> Supplied information
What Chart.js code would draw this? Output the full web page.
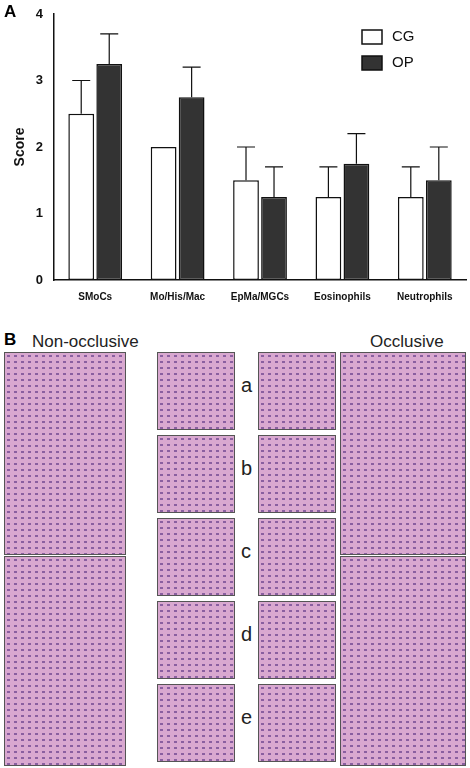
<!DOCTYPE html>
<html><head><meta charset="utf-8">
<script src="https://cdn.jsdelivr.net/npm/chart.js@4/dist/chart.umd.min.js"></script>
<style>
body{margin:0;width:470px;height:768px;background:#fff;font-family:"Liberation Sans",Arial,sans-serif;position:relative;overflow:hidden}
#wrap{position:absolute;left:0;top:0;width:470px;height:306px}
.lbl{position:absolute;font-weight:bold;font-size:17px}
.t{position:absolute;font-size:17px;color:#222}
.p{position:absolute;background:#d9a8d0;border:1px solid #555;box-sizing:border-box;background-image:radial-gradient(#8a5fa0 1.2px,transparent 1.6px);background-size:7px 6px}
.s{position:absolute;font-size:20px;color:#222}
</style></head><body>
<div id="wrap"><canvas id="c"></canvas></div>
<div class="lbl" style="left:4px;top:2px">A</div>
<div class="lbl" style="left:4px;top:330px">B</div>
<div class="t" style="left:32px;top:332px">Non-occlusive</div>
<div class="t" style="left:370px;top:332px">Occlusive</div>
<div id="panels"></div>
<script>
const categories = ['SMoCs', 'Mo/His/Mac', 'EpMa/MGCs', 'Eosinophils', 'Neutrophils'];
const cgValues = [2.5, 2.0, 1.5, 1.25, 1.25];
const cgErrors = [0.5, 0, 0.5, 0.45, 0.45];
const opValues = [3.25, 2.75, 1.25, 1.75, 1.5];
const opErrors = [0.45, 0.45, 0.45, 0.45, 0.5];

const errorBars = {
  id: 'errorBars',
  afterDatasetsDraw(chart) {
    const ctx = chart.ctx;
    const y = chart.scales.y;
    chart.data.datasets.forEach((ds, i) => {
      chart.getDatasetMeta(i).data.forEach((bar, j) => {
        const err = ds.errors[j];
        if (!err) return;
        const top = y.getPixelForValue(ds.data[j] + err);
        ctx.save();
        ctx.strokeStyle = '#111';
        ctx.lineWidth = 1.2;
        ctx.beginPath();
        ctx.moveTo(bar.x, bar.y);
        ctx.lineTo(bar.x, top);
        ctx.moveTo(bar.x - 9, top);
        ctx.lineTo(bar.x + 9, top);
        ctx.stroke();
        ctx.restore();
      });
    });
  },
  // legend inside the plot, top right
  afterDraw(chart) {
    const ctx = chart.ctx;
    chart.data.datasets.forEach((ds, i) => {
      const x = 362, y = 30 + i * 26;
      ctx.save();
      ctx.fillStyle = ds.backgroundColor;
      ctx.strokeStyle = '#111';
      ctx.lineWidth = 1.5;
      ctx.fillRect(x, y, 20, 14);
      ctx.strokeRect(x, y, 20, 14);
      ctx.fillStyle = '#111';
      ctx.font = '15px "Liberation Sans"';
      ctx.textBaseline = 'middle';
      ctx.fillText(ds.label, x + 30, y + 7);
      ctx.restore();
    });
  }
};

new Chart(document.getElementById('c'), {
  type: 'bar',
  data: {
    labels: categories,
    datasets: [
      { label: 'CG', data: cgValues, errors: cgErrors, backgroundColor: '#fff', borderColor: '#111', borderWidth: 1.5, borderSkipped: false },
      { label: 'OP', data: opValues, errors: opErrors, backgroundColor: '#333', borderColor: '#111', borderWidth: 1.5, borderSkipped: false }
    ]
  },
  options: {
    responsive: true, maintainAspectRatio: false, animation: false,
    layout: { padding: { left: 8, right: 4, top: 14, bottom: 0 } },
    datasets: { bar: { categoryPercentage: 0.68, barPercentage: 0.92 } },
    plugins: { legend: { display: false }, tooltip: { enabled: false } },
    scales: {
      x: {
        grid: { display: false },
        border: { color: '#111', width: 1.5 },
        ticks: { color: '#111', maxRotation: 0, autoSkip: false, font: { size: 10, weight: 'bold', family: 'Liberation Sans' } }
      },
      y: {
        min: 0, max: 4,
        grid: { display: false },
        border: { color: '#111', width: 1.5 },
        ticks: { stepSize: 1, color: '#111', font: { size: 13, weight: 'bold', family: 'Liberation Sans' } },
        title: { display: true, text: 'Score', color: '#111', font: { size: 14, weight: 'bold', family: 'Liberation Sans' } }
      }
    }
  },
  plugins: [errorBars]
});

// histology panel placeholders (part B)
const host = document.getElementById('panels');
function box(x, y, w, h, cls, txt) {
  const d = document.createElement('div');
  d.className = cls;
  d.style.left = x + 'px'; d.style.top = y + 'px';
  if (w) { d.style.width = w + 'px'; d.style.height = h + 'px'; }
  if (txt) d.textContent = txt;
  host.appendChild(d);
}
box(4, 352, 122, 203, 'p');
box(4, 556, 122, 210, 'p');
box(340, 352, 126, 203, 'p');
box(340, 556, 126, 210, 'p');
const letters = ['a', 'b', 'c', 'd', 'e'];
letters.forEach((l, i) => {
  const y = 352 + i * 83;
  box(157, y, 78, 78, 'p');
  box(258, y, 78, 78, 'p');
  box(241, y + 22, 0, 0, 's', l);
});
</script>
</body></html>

> Set task
Leave out the pictures and restate everything else word for word.

> Result of the task
What Chart.js code would draw this? Output the full web page.
<!DOCTYPE html>
<html><head><meta charset="utf-8">
<script src="https://cdn.jsdelivr.net/npm/chart.js@4/dist/chart.umd.min.js"></script>
<style>
body{margin:0;width:470px;height:768px;background:#fff;font-family:"Liberation Sans",Arial,sans-serif;position:relative;overflow:hidden}
#wrap{position:absolute;left:0;top:0;width:470px;height:306px}
.lbl{position:absolute;font-weight:bold;font-size:17px}
.t{position:absolute;font-size:17px;color:#222}
.p{position:absolute;background:#d9a8d0;border:1px solid #555;box-sizing:border-box;background-image:radial-gradient(#8a5fa0 1.2px,transparent 1.6px);background-size:7px 6px}
.s{position:absolute;font-size:20px;color:#222}
</style></head><body>
<div id="wrap"><canvas id="c"></canvas></div>
<div class="lbl" style="left:4px;top:2px">A</div>
<div class="lbl" style="left:4px;top:330px">B</div>
<div class="t" style="left:32px;top:332px">Non-occlusive</div>
<div class="t" style="left:370px;top:332px">Occlusive</div>
<div id="panels"></div>
<script>
const categories = ['SMoCs', 'Mo/His/Mac', 'EpMa/MGCs', 'Eosinophils', 'Neutrophils'];
const cgValues = [2.5, 2.0, 1.5, 1.25, 1.25];
const cgErrors = [0.5, 0, 0.5, 0.45, 0.45];
const opValues = [3.25, 2.75, 1.25, 1.75, 1.5];
const opErrors = [0.45, 0.45, 0.45, 0.45, 0.5];

const errorBars = {
  id: 'errorBars',
  afterDatasetsDraw(chart) {
    const ctx = chart.ctx;
    const y = chart.scales.y;
    chart.data.datasets.forEach((ds, i) => {
      chart.getDatasetMeta(i).data.forEach((bar, j) => {
        const err = ds.errors[j];
        if (!err) return;
        const top = y.getPixelForValue(ds.data[j] + err);
        ctx.save();
        ctx.strokeStyle = '#111';
        ctx.lineWidth = 1.2;
        ctx.beginPath();
        ctx.moveTo(bar.x, bar.y);
        ctx.lineTo(bar.x, top);
        ctx.moveTo(bar.x - 9, top);
        ctx.lineTo(bar.x + 9, top);
        ctx.stroke();
        ctx.restore();
      });
    });
  },
  // legend inside the plot, top right
  afterDraw(chart) {
    const ctx = chart.ctx;
    chart.data.datasets.forEach((ds, i) => {
      const x = 362, y = 30 + i * 26;
      ctx.save();
      ctx.fillStyle = ds.backgroundColor;
      ctx.strokeStyle = '#111';
      ctx.lineWidth = 1.5;
      ctx.fillRect(x, y, 20, 14);
      ctx.strokeRect(x, y, 20, 14);
      ctx.fillStyle = '#111';
      ctx.font = '15px "Liberation Sans"';
      ctx.textBaseline = 'middle';
      ctx.fillText(ds.label, x + 30, y + 7);
      ctx.restore();
    });
  }
};

new Chart(document.getElementById('c'), {
  type: 'bar',
  data: {
    labels: categories,
    datasets: [
      { label: 'CG', data: cgValues, errors: cgErrors, backgroundColor: '#fff', borderColor: '#111', borderWidth: 1.5, borderSkipped: false },
      { label: 'OP', data: opValues, errors: opErrors, backgroundColor: '#333', borderColor: '#111', borderWidth: 1.5, borderSkipped: false }
    ]
  },
  options: {
    responsive: true, maintainAspectRatio: false, animation: false,
    layout: { padding: { left: 8, right: 4, top: 14, bottom: 0 } },
    datasets: { bar: { categoryPercentage: 0.68, barPercentage: 0.92 } },
    plugins: { legend: { display: false }, tooltip: { enabled: false } },
    scales: {
      x: {
        grid: { display: false },
        border: { color: '#111', width: 1.5 },
        ticks: { color: '#111', maxRotation: 0, autoSkip: false, font: { size: 10, weight: 'bold', family: 'Liberation Sans' } }
      },
      y: {
        min: 0, max: 4,
        grid: { display: false },
        border: { color: '#111', width: 1.5 },
        ticks: { stepSize: 1, color: '#111', font: { size: 13, weight: 'bold', family: 'Liberation Sans' } },
        title: { display: true, text: 'Score', color: '#111', font: { size: 14, weight: 'bold', family: 'Liberation Sans' } }
      }
    }
  },
  plugins: [errorBars]
});

// histology panel placeholders (part B)
const host = document.getElementById('panels');
function box(x, y, w, h, cls, txt) {
  const d = document.createElement('div');
  d.className = cls;
  d.style.left = x + 'px'; d.style.top = y + 'px';
  if (w) { d.style.width = w + 'px'; d.style.height = h + 'px'; }
  if (txt) d.textContent = txt;
  host.appendChild(d);
}
box(4, 352, 122, 203, 'p');
box(4, 556, 122, 210, 'p');
box(340, 352, 126, 203, 'p');
box(340, 556, 126, 210, 'p');
const letters = ['a', 'b', 'c', 'd', 'e'];
letters.forEach((l, i) => {
  const y = 352 + i * 83;
  box(157, y, 78, 78, 'p');
  box(258, y, 78, 78, 'p');
  box(241, y + 22, 0, 0, 's', l);
});
</script>
</body></html>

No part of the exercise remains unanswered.